Thursday, February 18, 2010
This is the best spot to put on a short sale I've seen in a long time.
When the S&P 500 broke the rising-wedge chart pattern to the downside back in mid-January (something we warned about here and here), the intermediate-term trend for stocks changed. The trend transitioned from what looked like a straight shot higher into a period of correction.
And during corrections, traders profit by shorting stocks.
But the decline from the rising wedge was so violent and so fast, there simply wasn't a good, low-risk entry point for a short trade – unless you anticipated the decline and went short ahead of time. Stocks quickly went from overbought to oversold. And anyone shorting into an oversold market runs the risk of getting caught in a violent bounce. Which is exactly what we've seen over the past few days.
Take a look...
The red lines on the chart indicate various support levels for the S&P 500. As each support level is violated, it becomes resistance for any bounce attempt.

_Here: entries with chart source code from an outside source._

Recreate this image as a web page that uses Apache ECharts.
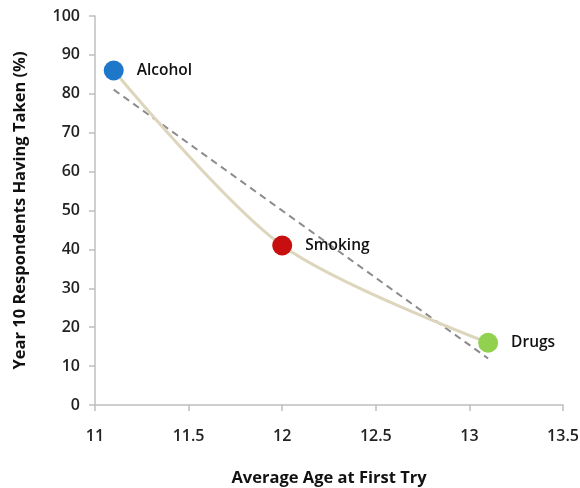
<!DOCTYPE html>
<html>
<head>
<meta charset="utf-8">
<script src="https://cdn.jsdelivr.net/npm/echarts@6/dist/echarts.min.js"></script>
<style>
  html, body { margin: 0; padding: 0; background: #fff; }
  #chart { width: 580px; height: 488px; }
</style>
</head>
<body>
<div id="chart"></div>
<script>
// Substances, average age at first try, and share of Year 10 respondents who have taken them
const substances = ['Alcohol', 'Smoking', 'Drugs'];
const avgAge = [11.1, 12.0, 13.1];
const percentTaken = [86, 41, 16];
const markerColors = ['#1f77c9', '#c80f0f', '#92d050'];

// Least-squares linear trend through the three points
function linearTrend(xs, ys) {
  const n = xs.length;
  const mx = xs.reduce((a, b) => a + b, 0) / n;
  const my = ys.reduce((a, b) => a + b, 0) / n;
  let sxy = 0, sxx = 0;
  for (let i = 0; i < n; i++) {
    sxy += (xs[i] - mx) * (ys[i] - my);
    sxx += (xs[i] - mx) * (xs[i] - mx);
  }
  const slope = sxy / sxx;
  const icpt = my - slope * mx;
  const x0 = Math.min(...xs), x1 = Math.max(...xs);
  return [[x0, icpt + slope * x0], [x1, icpt + slope * x1]];
}

const points = avgAge.map((x, i) => ({
  value: [x, percentTaken[i]],
  name: substances[i],
  itemStyle: { color: markerColors[i] }
}));

const font = '"Open Sans", "Noto Sans", sans-serif';

const chart = echarts.init(document.getElementById('chart'));
chart.setOption({
  animation: false,
  backgroundColor: '#ffffff',
  grid: { left: 95, right: 17, top: 16, bottom: 83, containLabel: false, outerBoundsMode: 'none' },
  xAxis: {
    type: 'value',
    min: 11, max: 13.5, interval: 0.5,
    name: 'Average Age at First Try',
    nameLocation: 'middle',
    nameGap: 65,
    nameTextStyle: { fontFamily: font, fontWeight: 'bold', fontSize: 16.5, color: '#111' },
    axisLine: { show: true, lineStyle: { color: '#bfbfbf', width: 1.5 } },
    axisTick: { show: true, length: 6, lineStyle: { color: '#bfbfbf', width: 1.5 } },
    axisLabel: { fontFamily: font, fontSize: 16, fontWeight: 600, color: '#222', margin: 23 },
    splitLine: { show: false }
  },
  yAxis: {
    type: 'value',
    min: 0, max: 100, interval: 10,
    name: 'Year 10 Respondents Having Taken (%)',
    nameLocation: 'middle',
    nameGap: 66,
    nameTextStyle: { fontFamily: font, fontWeight: 'bold', fontSize: 16.5, color: '#111' },
    axisLine: { show: true, lineStyle: { color: '#bfbfbf', width: 1.5 } },
    axisTick: { show: true, length: 6, lineStyle: { color: '#bfbfbf', width: 1.5 } },
    axisLabel: { fontFamily: font, fontSize: 16, fontWeight: 600, color: '#222', margin: 15 },
    splitLine: { show: false }
  },
  series: [
    {
      type: 'line',
      data: linearTrend(avgAge, percentTaken),
      symbol: 'none',
      lineStyle: { color: '#8c8c8c', width: 2, type: [7, 5] },
      z: 1
    },
    {
      type: 'line',
      data: points,
      smooth: 0.3,
      symbol: 'circle',
      symbolSize: 20,
      lineStyle: { color: '#ddd6bd', width: 3 },
      label: {
        show: true,
        position: 'right',
        distance: 13,
        formatter: p => p.name,
        fontFamily: font,
        fontWeight: 600,
        fontSize: 15.5,
        color: '#111'
      },
      z: 2
    }
  ]
});
</script>
</body>
</html>
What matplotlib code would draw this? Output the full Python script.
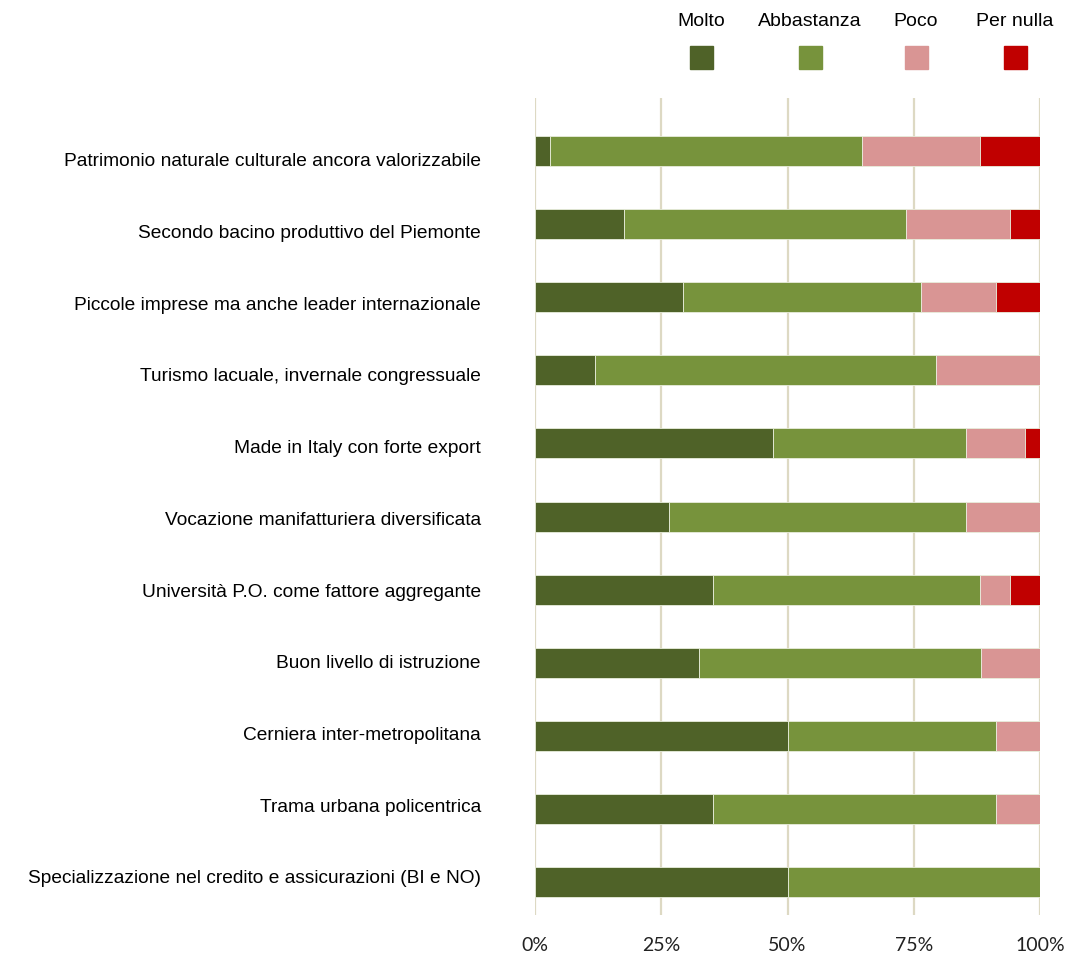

You can see how the market held support on the daily chart near 1,050 and has now bumped back into resistance around 1,100.
Here's how it looks on a shorter-term, 60-minute chart...
If the current correction has farther to go, which I think it does, then the S&P 500 should fall to one of the lower support lines – either around 1,020 or 1,000. The index is currently bumping up against resistance at 1,100. The resistance should be strong enough to hold back any further rally attempt.
Aggressive traders can short stocks here with the idea of buying them back as the index approaches one of the lower support lines – 80 to 100 S&P points lower. On the other hand, if stocks continue higher, short sellers can cut their losses if the S&P 500 makes a decisive move above 1,100 – say 1,105 or so.
That limits the risk to just five S&P points while the reward could be as large as 100.
You won't often find a more favorable short-selling setup than that.